### Task
Extract the lines of the material below, beginning with the first and ending with the line that holds "axis_label = 'c'". Skip every picture.

### Information provided
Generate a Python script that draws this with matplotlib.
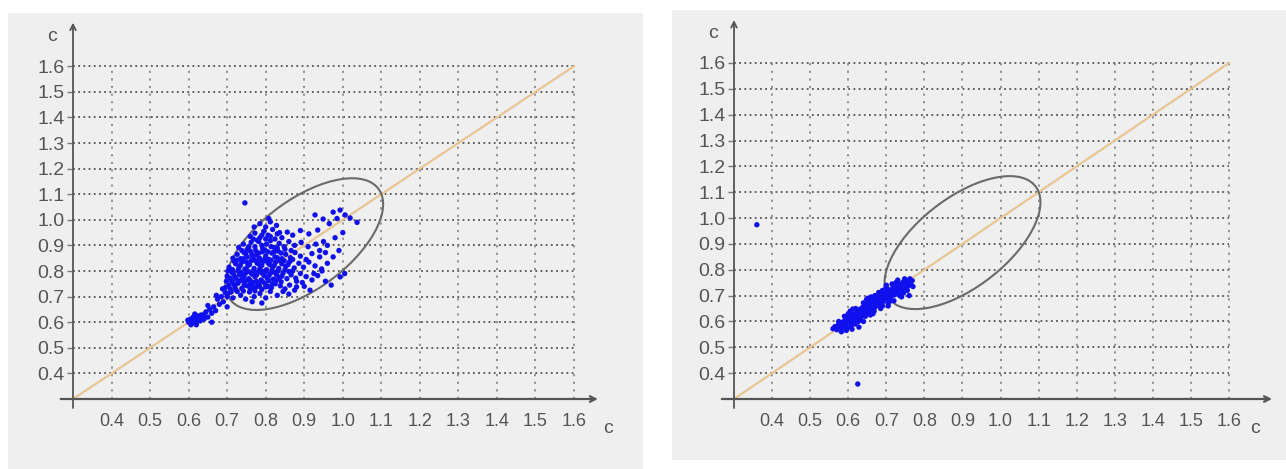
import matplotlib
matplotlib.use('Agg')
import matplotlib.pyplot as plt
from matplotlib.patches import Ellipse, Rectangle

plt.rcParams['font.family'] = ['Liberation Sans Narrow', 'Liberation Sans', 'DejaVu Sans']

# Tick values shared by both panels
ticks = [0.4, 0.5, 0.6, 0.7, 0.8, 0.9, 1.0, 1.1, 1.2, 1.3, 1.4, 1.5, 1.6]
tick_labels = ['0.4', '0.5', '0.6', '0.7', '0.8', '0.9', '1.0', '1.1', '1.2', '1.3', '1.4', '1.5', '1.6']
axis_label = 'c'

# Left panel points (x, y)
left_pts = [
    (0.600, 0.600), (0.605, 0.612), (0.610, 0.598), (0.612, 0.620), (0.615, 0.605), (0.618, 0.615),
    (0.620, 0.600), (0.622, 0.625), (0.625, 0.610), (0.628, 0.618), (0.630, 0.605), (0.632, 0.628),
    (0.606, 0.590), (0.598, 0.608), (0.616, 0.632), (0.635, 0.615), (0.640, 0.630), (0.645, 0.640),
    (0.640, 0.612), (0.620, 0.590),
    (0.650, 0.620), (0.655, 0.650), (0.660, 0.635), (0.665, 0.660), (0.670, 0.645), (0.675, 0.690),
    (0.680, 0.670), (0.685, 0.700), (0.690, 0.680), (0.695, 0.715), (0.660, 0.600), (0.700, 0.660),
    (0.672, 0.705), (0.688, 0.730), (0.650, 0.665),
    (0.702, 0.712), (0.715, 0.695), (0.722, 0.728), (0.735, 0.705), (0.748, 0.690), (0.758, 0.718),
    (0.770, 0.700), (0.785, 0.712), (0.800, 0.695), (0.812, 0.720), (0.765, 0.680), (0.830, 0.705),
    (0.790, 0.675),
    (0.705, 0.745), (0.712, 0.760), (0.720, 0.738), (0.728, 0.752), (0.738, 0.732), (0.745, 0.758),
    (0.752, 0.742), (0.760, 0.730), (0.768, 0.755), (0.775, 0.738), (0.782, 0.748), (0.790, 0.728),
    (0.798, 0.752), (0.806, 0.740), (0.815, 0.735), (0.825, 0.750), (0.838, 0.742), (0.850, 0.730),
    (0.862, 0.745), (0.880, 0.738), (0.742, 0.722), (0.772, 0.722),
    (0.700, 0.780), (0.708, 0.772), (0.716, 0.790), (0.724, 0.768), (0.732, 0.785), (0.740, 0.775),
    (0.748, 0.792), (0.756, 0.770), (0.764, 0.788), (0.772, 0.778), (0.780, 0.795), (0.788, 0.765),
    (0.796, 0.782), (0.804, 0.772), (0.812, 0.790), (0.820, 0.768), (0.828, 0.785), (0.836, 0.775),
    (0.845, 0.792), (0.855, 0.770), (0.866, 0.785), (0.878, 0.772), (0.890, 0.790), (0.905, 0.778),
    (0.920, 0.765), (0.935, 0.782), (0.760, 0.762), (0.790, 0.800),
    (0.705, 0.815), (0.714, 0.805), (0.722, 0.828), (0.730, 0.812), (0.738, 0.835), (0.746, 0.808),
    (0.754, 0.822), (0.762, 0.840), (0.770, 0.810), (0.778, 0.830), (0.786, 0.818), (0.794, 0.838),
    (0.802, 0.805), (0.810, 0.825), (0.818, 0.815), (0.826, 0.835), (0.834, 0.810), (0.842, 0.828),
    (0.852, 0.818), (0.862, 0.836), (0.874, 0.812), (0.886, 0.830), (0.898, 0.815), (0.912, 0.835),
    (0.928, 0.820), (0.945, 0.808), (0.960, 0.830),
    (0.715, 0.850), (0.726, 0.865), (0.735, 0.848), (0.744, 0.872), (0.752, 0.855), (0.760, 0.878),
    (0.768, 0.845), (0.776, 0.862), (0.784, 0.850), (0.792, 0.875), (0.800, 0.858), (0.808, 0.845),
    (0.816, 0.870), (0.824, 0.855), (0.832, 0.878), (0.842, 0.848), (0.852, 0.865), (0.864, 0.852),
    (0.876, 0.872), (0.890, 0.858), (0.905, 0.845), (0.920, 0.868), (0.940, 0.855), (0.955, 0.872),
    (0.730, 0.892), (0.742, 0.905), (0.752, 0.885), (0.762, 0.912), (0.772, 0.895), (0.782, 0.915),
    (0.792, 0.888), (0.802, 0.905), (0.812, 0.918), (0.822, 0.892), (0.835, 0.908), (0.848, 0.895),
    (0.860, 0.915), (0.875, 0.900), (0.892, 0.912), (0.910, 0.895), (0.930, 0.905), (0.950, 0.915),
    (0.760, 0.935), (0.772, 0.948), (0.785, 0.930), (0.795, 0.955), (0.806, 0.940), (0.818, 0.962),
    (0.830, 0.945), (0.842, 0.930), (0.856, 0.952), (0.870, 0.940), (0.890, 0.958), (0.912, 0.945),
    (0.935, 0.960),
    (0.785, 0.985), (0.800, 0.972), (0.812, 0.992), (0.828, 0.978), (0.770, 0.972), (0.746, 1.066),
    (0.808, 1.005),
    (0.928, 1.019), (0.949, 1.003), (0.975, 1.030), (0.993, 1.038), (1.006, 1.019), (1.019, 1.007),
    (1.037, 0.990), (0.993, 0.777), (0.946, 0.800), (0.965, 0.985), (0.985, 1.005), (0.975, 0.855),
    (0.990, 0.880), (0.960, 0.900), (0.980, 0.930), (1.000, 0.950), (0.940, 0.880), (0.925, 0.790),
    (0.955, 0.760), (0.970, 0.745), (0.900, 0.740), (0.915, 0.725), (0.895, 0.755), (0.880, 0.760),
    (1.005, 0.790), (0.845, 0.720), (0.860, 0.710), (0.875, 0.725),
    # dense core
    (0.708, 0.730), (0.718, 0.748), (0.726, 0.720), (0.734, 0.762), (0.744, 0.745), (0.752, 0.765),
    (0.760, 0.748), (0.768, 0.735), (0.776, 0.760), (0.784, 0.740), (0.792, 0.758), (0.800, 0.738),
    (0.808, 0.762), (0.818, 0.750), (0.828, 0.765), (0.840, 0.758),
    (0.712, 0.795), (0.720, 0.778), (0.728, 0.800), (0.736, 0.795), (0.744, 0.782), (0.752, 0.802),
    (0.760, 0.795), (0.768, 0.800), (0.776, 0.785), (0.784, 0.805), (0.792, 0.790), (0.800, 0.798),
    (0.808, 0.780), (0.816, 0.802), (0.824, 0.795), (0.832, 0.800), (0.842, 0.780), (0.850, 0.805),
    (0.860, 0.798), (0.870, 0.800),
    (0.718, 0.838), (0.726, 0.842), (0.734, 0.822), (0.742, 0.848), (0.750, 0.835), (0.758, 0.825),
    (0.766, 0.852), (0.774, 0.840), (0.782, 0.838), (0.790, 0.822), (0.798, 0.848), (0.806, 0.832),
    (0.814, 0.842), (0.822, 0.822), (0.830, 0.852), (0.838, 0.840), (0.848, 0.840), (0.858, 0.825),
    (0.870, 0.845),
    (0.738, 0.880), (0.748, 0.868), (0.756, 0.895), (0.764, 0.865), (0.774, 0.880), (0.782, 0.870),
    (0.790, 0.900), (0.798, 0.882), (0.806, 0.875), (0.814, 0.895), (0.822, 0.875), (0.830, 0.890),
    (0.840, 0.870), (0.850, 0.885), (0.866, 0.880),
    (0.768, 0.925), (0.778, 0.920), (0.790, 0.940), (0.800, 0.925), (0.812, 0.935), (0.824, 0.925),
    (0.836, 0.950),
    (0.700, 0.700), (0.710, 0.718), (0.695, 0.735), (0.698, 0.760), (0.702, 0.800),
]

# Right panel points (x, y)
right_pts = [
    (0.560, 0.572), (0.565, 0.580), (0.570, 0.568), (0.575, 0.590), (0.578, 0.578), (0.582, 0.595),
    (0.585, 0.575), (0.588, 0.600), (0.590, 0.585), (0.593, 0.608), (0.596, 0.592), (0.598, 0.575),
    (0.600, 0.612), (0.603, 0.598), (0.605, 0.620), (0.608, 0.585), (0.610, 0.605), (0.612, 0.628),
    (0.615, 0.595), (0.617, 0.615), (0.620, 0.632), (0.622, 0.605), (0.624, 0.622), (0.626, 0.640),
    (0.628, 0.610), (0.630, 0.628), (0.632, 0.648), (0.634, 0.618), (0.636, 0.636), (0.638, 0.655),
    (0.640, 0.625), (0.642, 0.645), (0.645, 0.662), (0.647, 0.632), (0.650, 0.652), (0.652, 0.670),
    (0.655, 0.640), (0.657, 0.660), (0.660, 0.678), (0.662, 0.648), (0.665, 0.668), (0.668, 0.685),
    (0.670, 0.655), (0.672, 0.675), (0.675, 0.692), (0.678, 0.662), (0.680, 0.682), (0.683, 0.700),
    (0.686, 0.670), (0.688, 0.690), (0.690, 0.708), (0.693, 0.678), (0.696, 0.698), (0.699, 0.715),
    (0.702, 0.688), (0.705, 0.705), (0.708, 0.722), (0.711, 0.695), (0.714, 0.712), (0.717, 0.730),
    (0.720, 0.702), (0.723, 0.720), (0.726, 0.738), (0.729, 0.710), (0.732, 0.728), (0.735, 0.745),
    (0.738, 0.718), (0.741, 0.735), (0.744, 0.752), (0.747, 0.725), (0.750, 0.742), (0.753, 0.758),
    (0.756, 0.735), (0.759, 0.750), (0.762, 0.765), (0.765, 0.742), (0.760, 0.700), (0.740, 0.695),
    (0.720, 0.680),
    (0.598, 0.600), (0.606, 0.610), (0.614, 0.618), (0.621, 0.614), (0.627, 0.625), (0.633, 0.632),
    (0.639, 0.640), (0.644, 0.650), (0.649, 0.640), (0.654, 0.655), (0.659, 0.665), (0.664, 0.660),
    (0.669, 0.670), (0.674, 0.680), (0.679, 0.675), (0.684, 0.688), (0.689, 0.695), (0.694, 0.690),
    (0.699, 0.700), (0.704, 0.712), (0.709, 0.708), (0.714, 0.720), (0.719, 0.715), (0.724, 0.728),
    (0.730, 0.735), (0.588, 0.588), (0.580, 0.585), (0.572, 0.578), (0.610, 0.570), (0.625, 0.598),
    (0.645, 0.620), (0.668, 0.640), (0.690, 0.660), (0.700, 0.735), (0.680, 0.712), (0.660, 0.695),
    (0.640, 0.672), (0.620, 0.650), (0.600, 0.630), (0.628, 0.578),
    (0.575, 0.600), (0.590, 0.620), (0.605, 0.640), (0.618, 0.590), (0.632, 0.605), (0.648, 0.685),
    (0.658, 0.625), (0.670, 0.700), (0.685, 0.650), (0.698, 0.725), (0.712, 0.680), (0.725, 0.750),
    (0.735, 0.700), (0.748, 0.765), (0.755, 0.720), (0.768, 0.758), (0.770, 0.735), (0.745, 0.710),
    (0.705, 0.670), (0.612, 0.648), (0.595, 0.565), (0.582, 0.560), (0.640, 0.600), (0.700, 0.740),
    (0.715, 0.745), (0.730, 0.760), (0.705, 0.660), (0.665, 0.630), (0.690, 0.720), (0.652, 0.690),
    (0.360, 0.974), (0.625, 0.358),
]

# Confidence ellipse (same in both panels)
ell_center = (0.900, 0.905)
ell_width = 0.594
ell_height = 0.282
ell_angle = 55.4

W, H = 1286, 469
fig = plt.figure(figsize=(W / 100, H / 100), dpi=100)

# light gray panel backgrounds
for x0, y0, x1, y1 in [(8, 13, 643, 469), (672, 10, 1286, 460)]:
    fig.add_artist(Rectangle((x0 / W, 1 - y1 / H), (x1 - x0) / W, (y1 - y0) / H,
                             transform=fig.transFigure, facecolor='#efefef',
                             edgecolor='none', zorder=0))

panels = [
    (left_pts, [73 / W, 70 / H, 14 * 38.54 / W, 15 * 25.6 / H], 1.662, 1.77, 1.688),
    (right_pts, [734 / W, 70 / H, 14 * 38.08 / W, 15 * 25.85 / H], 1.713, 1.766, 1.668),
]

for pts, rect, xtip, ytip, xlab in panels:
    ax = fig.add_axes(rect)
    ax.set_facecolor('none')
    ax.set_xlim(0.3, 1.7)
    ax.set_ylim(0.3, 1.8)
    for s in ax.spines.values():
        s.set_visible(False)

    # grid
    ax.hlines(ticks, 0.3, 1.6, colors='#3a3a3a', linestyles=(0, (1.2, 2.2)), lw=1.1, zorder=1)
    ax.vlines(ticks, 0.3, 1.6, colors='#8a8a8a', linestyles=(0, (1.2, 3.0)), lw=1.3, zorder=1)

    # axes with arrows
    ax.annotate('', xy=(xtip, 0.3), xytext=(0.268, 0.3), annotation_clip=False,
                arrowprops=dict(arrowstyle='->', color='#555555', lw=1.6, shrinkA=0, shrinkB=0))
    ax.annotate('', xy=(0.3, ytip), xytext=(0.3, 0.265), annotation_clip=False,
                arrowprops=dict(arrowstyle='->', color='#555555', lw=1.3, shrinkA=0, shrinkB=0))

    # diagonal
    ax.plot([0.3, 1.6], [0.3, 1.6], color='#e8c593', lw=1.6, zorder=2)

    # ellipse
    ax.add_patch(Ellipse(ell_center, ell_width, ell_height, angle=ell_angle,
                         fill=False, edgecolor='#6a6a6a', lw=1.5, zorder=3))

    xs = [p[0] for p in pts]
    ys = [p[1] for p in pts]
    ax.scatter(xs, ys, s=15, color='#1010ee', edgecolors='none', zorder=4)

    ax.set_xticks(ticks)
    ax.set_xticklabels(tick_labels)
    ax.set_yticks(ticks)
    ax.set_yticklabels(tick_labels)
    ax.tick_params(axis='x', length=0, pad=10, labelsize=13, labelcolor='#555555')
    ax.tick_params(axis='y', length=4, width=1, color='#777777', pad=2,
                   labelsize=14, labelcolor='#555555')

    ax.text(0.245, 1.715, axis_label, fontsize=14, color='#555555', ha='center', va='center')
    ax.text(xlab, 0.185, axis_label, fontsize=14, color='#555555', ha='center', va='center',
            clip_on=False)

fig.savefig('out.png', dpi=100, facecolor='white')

### Right answer
Generate a Python script that draws this with matplotlib.
import matplotlib
matplotlib.use('Agg')
import matplotlib.pyplot as plt
from matplotlib.patches import Ellipse, Rectangle

plt.rcParams['font.family'] = ['Liberation Sans Narrow', 'Liberation Sans', 'DejaVu Sans']

# Tick values shared by both panels
ticks = [0.4, 0.5, 0.6, 0.7, 0.8, 0.9, 1.0, 1.1, 1.2, 1.3, 1.4, 1.5, 1.6]
tick_labels = ['0.4', '0.5', '0.6', '0.7', '0.8', '0.9', '1.0', '1.1', '1.2', '1.3', '1.4', '1.5', '1.6']
axis_label = 'c'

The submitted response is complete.